The agency had 13 board members before it was abolished and its functions integrated into the Department of Social and Family Affairs in July this year.

Tony Lane claimed the highest sum last year, receiving €11,327 in expenses.

The money was paid to cover travel and subsistence costs for Mr Lane as he attended agency meetings. He could not be contacted for a comment.

Fianna Fail councillor Maria Gorman received €9,554 in 2008.

"There was a lot of work being done. There was a board there as you know.

"You see my expenses there -- three hundred odd euro to go from Listowel to Dublin to spend the day in Dublin and to stay in Dublin, I can tell you I didn't have much out of it," the town councillor said.
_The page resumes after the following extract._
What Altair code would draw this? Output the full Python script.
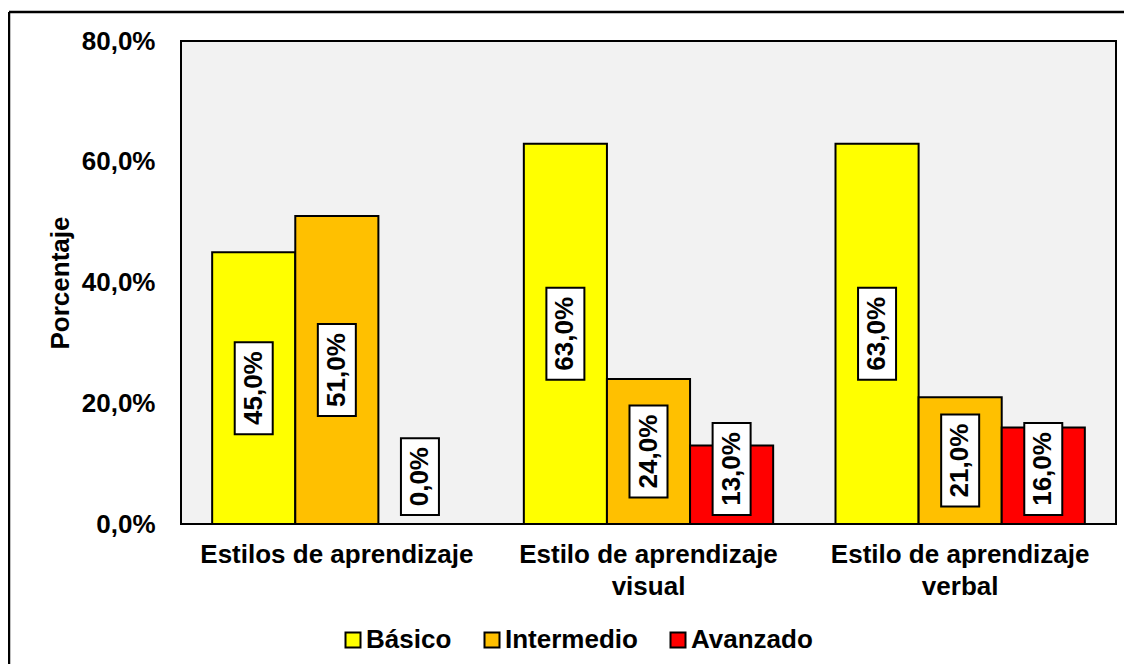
import altair as alt
import pandas as pd

categories = ["Estilos de aprendizaje", "Estilo de aprendizaje visual", "Estilo de aprendizaje verbal"]
levels = ["Básico", "Intermedio", "Avanzado"]
colors = ["#FFFF00", "#FFC000", "#FF0000"]
basico = [45.0, 63.0, 63.0]
intermedio = [51.0, 24.0, 21.0]
avanzado = [0.0, 13.0, 16.0]
y_ticks = [0, 20, 40, 60, 80]

rows = []
for i, cat in enumerate(categories):
    for lvl, series in zip(levels, [basico, intermedio, avanzado]):
        v = series[i]
        rows.append({"cat": cat, "level": lvl, "value": v,
                     "label": f"{v:.1f}".replace(".", ",") + "%"})
df = pd.DataFrame(rows)

W, H = 935, 483
FONT = "Liberation Sans"
px_per_unit = H / 80.0

x_enc = alt.X("cat:N", sort=categories, title=None,
              scale=alt.Scale(paddingInner=0.2, paddingOuter=0.1),
              axis=alt.Axis(labelAngle=0, ticks=False, domain=False, labelFontSize=26,
                            labelFont=FONT, labelFontWeight="bold", labelColor="black",
                            labelPadding=17, labelBaseline="top", labelLineHeight=32,
                            labelLimit=400,
                            labelExpr="length(datum.label) > 22 ? [slice(datum.label, 0, lastindexof(datum.label, ' ')), slice(datum.label, lastindexof(datum.label, ' ') + 1)] : datum.label"))
xo_enc = alt.XOffset("level:N", sort=levels, scale=alt.Scale(paddingInner=0, paddingOuter=0))

y_scale = alt.Scale(domain=[0, 80])

base = alt.Chart(df)

bars = base.mark_bar(stroke="black", strokeWidth=2).encode(
    x=x_enc,
    xOffset=xo_enc,
    y=alt.Y("value:Q", scale=y_scale, title="Porcentaje",
            axis=alt.Axis(values=y_ticks, grid=False, ticks=False, domain=False,
                          labelExpr="replace(format(datum.value, '.1f'), '.', ',') + '%'",
                          labelFontSize=26, labelFont=FONT, labelFontWeight="bold",
                          labelColor="black", labelPadding=26,
                          titleFontSize=26, titleFont=FONT, titleFontWeight="bold",
                          titleColor="black", titleAngle=270, titleX=-121, titleY=H / 2,
                          titleAlign="center", titleBaseline="middle")),
    color=alt.Color("level:N", sort=levels,
                    scale=alt.Scale(domain=levels, range=colors),
                    legend=alt.Legend(title=None, orient="none", direction="horizontal",
                                      legendX=159, legendY=586, padding=0,
                                      symbolType="square", symbolSize=225,
                                      symbolStrokeColor="black", symbolStrokeWidth=2,
                                      symbolOpacity=1,
                                      labelFontSize=26, labelFont=FONT,
                                      labelFontWeight="bold", labelColor="black",
                                      labelOffset=0, columnPadding=27)),
)

boxes = base.transform_calculate(
    half=f"(15.4 * length(datum.label) + 15) / 2 / {px_per_unit}",
).transform_calculate(
    center="max(datum.value / 2, datum.half + 1.5)",
).transform_calculate(
    lo="datum.center - datum.half", hi="datum.center + datum.half",
)

label_boxes = boxes.mark_bar(width=38, fill="white", stroke="black", strokeWidth=2).encode(
    x=alt.X("cat:N", sort=categories),
    xOffset=xo_enc,
    y=alt.Y("lo:Q", scale=y_scale),
    y2="hi:Q",
)

label_text = boxes.mark_text(angle=270, align="center", baseline="middle",
                             fontSize=26, font=FONT, fontWeight="bold", color="black").encode(
    x=alt.X("cat:N", sort=categories),
    xOffset=xo_enc,
    y=alt.Y("center:Q", scale=y_scale),
    text="label:N",
)

one = pd.DataFrame({"a": [0]})
frame_top = alt.Chart(one).mark_rule(stroke="black", strokeWidth=2.5).encode(
    x=alt.value(-172), x2=alt.value(1100), y=alt.value(-29))
frame_left = alt.Chart(one).mark_rule(stroke="black", strokeWidth=2.5).encode(
    x=alt.value(-172), y=alt.value(-29), y2=alt.value(800))

chart = alt.layer(bars, label_boxes, label_text, frame_top, frame_left).properties(
    width=W, height=H,
    autosize=alt.AutoSizeParams(type="none"),
    padding={"left": 173, "top": 33, "right": 8, "bottom": 140},
    background="white",
).configure(font=FONT).configure_view(
    fill="#F2F2F2", stroke="black", strokeWidth=2)

chart.save("out.html", embed_options={"renderer": "svg", "actions": False})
"It was just very, very basic. Sometimes if I couldn't stay in Dublin the night before I'd have to get up at three o'clock in the morning here and go to the nearest train, which was in Limerick.

"I'd have to drive from here to Limerick, which is over an hour from here.

"So it was hard work but I didn't mind, I enjoyed it. It's no longer in existence and it hasn't been or it won't be."

Ms Gorman said the work of the agency was very valuable.

"We were very disappointed that it was axed. That was the start of the cutbacks.

"That decision to do that was made the previous year," she added.

Among the other board members who were paid expenses last year were Eugene Russell (€309), Peter McKevitt (€2,989) and Tony O'Callaghan (€5,527).

The agency lost 40pc of its staff as part of its integration into the Department of Social and Family Affairs.

It was subsumed into the department's Office of Social Inclusion (OSI).

A former director of the CPA, Hugh Frazer, wrote earlier this year that the abolition of the agency was part of a "wider political effort to control dissenting voices".

Mr Frazer said he felt there was a "consistent effort to suppress the voices of those who advocate on behalf of the marginalised".